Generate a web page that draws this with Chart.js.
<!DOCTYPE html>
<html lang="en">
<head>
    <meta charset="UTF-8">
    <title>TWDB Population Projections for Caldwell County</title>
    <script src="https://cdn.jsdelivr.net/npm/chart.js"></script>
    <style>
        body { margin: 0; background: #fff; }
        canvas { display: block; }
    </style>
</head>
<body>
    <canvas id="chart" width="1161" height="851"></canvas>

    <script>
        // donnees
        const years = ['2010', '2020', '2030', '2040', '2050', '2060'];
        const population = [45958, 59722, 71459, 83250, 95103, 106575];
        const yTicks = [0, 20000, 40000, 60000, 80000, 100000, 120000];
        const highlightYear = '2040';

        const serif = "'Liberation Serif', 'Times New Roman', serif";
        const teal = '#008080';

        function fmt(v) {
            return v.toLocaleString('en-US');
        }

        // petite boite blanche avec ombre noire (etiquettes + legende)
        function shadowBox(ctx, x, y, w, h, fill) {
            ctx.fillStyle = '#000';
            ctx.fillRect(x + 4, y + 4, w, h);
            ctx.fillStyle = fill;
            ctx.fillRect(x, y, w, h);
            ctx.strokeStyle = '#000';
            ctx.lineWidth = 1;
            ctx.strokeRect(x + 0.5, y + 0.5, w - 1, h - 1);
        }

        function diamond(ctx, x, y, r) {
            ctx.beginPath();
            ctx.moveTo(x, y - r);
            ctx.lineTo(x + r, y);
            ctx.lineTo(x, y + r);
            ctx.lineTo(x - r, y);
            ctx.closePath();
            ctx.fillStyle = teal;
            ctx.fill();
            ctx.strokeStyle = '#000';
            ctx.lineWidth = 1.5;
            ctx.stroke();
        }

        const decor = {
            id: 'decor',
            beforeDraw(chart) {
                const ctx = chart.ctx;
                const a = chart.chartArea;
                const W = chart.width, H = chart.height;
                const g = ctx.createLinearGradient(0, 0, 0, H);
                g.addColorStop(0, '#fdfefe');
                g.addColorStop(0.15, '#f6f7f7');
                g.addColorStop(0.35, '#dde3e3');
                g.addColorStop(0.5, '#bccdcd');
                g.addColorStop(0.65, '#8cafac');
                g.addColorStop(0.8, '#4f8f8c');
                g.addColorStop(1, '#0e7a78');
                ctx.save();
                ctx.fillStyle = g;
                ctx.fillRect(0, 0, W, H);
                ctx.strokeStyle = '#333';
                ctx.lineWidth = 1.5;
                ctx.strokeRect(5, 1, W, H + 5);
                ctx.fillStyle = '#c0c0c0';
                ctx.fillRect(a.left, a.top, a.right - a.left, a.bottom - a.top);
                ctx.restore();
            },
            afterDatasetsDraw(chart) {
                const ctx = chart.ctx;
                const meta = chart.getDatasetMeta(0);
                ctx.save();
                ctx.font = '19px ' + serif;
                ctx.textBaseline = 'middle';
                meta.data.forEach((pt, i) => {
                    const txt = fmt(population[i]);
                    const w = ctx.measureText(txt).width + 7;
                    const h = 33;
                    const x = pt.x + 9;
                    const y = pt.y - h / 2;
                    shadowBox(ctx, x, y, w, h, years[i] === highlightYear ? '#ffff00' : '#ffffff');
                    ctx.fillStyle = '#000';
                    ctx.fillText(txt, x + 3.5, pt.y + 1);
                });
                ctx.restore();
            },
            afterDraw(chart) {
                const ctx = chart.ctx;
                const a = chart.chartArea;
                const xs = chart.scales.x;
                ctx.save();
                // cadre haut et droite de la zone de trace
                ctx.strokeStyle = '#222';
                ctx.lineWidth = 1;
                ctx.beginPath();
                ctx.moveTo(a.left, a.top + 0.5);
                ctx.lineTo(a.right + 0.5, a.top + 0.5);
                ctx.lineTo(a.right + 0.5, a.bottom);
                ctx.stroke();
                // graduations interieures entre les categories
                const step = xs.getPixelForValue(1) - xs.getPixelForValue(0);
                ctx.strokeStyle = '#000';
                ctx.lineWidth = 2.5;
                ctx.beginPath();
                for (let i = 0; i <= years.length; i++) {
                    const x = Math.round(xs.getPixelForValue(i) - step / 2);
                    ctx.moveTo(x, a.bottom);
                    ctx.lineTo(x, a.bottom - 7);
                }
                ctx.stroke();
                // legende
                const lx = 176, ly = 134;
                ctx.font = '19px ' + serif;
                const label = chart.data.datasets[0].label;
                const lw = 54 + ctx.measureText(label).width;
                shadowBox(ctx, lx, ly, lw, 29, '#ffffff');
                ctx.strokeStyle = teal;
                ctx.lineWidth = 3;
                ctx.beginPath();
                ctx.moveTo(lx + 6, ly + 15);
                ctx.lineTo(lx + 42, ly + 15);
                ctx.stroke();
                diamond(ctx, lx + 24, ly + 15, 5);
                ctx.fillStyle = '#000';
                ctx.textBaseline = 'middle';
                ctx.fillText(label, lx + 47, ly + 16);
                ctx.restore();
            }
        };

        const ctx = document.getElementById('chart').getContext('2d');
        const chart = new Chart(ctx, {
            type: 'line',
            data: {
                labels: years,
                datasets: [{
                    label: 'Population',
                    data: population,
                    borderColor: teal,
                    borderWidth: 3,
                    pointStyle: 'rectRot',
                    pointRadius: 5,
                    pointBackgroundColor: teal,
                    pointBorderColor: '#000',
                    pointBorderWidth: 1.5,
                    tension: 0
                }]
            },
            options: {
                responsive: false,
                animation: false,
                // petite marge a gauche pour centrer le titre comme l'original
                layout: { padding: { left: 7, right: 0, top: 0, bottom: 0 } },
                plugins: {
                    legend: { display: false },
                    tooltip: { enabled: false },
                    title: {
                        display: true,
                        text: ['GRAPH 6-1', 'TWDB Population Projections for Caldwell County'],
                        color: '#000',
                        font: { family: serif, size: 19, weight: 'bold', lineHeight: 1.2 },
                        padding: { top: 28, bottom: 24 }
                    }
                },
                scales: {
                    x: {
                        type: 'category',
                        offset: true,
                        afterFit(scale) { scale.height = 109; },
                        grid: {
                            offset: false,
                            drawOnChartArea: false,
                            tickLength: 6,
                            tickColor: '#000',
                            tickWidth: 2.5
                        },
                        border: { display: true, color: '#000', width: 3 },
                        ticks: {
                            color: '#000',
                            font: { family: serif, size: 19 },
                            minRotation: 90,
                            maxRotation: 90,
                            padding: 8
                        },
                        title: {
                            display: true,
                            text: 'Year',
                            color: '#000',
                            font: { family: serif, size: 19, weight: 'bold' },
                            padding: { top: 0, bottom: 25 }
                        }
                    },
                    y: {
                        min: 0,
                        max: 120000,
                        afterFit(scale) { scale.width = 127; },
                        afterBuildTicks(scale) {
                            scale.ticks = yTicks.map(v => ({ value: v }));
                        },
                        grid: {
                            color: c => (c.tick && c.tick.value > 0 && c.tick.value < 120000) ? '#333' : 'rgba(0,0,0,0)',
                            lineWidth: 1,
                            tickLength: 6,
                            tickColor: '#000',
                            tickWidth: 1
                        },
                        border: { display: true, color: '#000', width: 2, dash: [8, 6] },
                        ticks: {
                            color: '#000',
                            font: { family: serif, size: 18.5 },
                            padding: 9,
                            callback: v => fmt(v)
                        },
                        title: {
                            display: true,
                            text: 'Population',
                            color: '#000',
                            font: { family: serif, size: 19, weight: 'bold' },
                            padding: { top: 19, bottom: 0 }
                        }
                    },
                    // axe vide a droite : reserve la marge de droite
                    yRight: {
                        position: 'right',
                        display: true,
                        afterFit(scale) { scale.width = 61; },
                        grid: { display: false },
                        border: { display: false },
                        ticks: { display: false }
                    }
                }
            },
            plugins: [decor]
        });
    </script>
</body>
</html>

* **Work to do**: Every line of the data above should be copied exactly.

* **Exercise answer**:
Generate a web page that draws this with Chart.js.
<!DOCTYPE html>
<html lang="en">
<head>
    <meta charset="UTF-8">
    <title>TWDB Population Projections for Caldwell County</title>
    <script src="https://cdn.jsdelivr.net/npm/chart.js"></script>
    <style>
        body { margin: 0; background: #fff; }
        canvas { display: block; }
    </style>
</head>
<body>
    <canvas id="chart" width="1161" height="851"></canvas>

    <script>
        // donnees
        const years = ['2010', '2020', '2030', '2040', '2050', '2060'];
        const population = [45958, 59722, 71459, 83250, 95103, 106575];
        const yTicks = [0, 20000, 40000, 60000, 80000, 100000, 120000];
        const highlightYear = '2040';

        const serif = "'Liberation Serif', 'Times New Roman', serif";
        const teal = '#008080';

        function fmt(v) {
            return v.toLocaleString('en-US');
        }

        // petite boite blanche avec ombre noire (etiquettes + legende)
        function shadowBox(ctx, x, y, w, h, fill) {
            ctx.fillStyle = '#000';
            ctx.fillRect(x + 4, y + 4, w, h);
            ctx.fillStyle = fill;
            ctx.fillRect(x, y, w, h);
            ctx.strokeStyle = '#000';
            ctx.lineWidth = 1;
            ctx.strokeRect(x + 0.5, y + 0.5, w - 1, h - 1);
        }

        function diamond(ctx, x, y, r) {
            ctx.beginPath();
            ctx.moveTo(x, y - r);
            ctx.lineTo(x + r, y);
            ctx.lineTo(x, y + r);
            ctx.lineTo(x - r, y);
            ctx.closePath();
            ctx.fillStyle = teal;
            ctx.fill();
            ctx.strokeStyle = '#000';
            ctx.lineWidth = 1.5;
            ctx.stroke();
        }

        const decor = {
            id: 'decor',
            beforeDraw(chart) {
                const ctx = chart.ctx;
                const a = chart.chartArea;
                const W = chart.width, H = chart.height;
                const g = ctx.createLinearGradient(0, 0, 0, H);
                g.addColorStop(0, '#fdfefe');
                g.addColorStop(0.15, '#f6f7f7');
                g.addColorStop(0.35, '#dde3e3');
                g.addColorStop(0.5, '#bccdcd');
                g.addColorStop(0.65, '#8cafac');
                g.addColorStop(0.8, '#4f8f8c');
                g.addColorStop(1, '#0e7a78');
                ctx.save();
                ctx.fillStyle = g;
                ctx.fillRect(0, 0, W, H);
                ctx.strokeStyle = '#333';
                ctx.lineWidth = 1.5;
                ctx.strokeRect(5, 1, W, H + 5);
                ctx.fillStyle = '#c0c0c0';
                ctx.fillRect(a.left, a.top, a.right - a.left, a.bottom - a.top);
                ctx.restore();
            },
            afterDatasetsDraw(chart) {
                const ctx = chart.ctx;
                const meta = chart.getDatasetMeta(0);
                ctx.save();
                ctx.font = '19px ' + serif;
                ctx.textBaseline = 'middle';
                meta.data.forEach((pt, i) => {
                    const txt = fmt(population[i]);
                    const w = ctx.measureText(txt).width + 7;
                    const h = 33;
                    const x = pt.x + 9;
                    const y = pt.y - h / 2;
                    shadowBox(ctx, x, y, w, h, years[i] === highlightYear ? '#ffff00' : '#ffffff');
                    ctx.fillStyle = '#000';
                    ctx.fillText(txt, x + 3.5, pt.y + 1);
                });
                ctx.restore();
            },
            afterDraw(chart) {
                const ctx = chart.ctx;
                const a = chart.chartArea;
                const xs = chart.scales.x;
                ctx.save();
                // cadre haut et droite de la zone de trace
                ctx.strokeStyle = '#222';
                ctx.lineWidth = 1;
                ctx.beginPath();
                ctx.moveTo(a.left, a.top + 0.5);
                ctx.lineTo(a.right + 0.5, a.top + 0.5);
                ctx.lineTo(a.right + 0.5, a.bottom);
                ctx.stroke();
                // graduations interieures entre les categories
                const step = xs.getPixelForValue(1) - xs.getPixelForValue(0);
                ctx.strokeStyle = '#000';
                ctx.lineWidth = 2.5;
                ctx.beginPath();
                for (let i = 0; i <= years.length; i++) {
                    const x = Math.round(xs.getPixelForValue(i) - step / 2);
                    ctx.moveTo(x, a.bottom);
                    ctx.lineTo(x, a.bottom - 7);
                }
                ctx.stroke();
                // legende
                const lx = 176, ly = 134;
                ctx.font = '19px ' + serif;
                const label = chart.data.datasets[0].label;
                const lw = 54 + ctx.measureText(label).width;
                shadowBox(ctx, lx, ly, lw, 29, '#ffffff');
                ctx.strokeStyle = teal;
                ctx.lineWidth = 3;
                ctx.beginPath();
                ctx.moveTo(lx + 6, ly + 15);
                ctx.lineTo(lx + 42, ly + 15);
                ctx.stroke();
                diamond(ctx, lx + 24, ly + 15, 5);
                ctx.fillStyle = '#000';
                ctx.textBaseline = 'middle';
                ctx.fillText(label, lx + 47, ly + 16);
                ctx.restore();
            }
        };

        const ctx = document.getElementById('chart').getContext('2d');
        const chart = new Chart(ctx, {
            type: 'line',
            data: {
                labels: years,
                datasets: [{
                    label: 'Population',
                    data: population,
                    borderColor: teal,
                    borderWidth: 3,
                    pointStyle: 'rectRot',
                    pointRadius: 5,
                    pointBackgroundColor: teal,
                    pointBorderColor: '#000',
                    pointBorderWidth: 1.5,
                    tension: 0
                }]
            },
            options: {
                responsive: false,
                animation: false,
                // petite marge a gauche pour centrer le titre comme l'original
                layout: { padding: { left: 7, right: 0, top: 0, bottom: 0 } },
                plugins: {
                    legend: { display: false },
                    tooltip: { enabled: false },
                    title: {
                        display: true,
                        text: ['GRAPH 6-1', 'TWDB Population Projections for Caldwell County'],
                        color: '#000',
                        font: { family: serif, size: 19, weight: 'bold', lineHeight: 1.2 },
                        padding: { top: 28, bottom: 24 }
                    }
                },
                scales: {
                    x: {
                        type: 'category',
                        offset: true,
                        afterFit(scale) { scale.height = 109; },
                        grid: {
                            offset: false,
                            drawOnChartArea: false,
                            tickLength: 6,
                            tickColor: '#000',
                            tickWidth: 2.5
                        },
                        border: { display: true, color: '#000', width: 3 },
                        ticks: {
                            color: '#000',
                            font: { family: serif, size: 19 },
                            minRotation: 90,
                            maxRotation: 90,
                            padding: 8
                        },
                        title: {
                            display: true,
                            text: 'Year',
                            color: '#000',
                            font: { family: serif, size: 19, weight: 'bold' },
                            padding: { top: 0, bottom: 25 }
                        }
                    },
                    y: {
                        min: 0,
                        max: 120000,
                        afterFit(scale) { scale.width = 127; },
                        afterBuildTicks(scale) {
                            scale.ticks = yTicks.map(v => ({ value: v }));
                        },
                        grid: {
                            color: c => (c.tick && c.tick.value > 0 && c.tick.value < 120000) ? '#333' : 'rgba(0,0,0,0)',
                            lineWidth: 1,
                            tickLength: 6,
                            tickColor: '#000',
                            tickWidth: 1
                        },
                        border: { display: true, color: '#000', width: 2, dash: [8, 6] },
                        ticks: {
                            color: '#000',
                            font: { family: serif, size: 18.5 },
                            padding: 9,
                            callback: v => fmt(v)
                        },
                        title: {
                            display: true,
                            text: 'Population',
                            color: '#000',
                            font: { family: serif, size: 19, weight: 'bold' },
                            padding: { top: 19, bottom: 0 }
                        }
                    },
                    // axe vide a droite : reserve la marge de droite
                    yRight: {
                        position: 'right',
                        display: true,
                        afterFit(scale) { scale.width = 61; },
                        grid: { display: false },
                        border: { display: false },
                        ticks: { display: false }
                    }
                }
            },
            plugins: [decor]
        });
    </script>
</body>
</html>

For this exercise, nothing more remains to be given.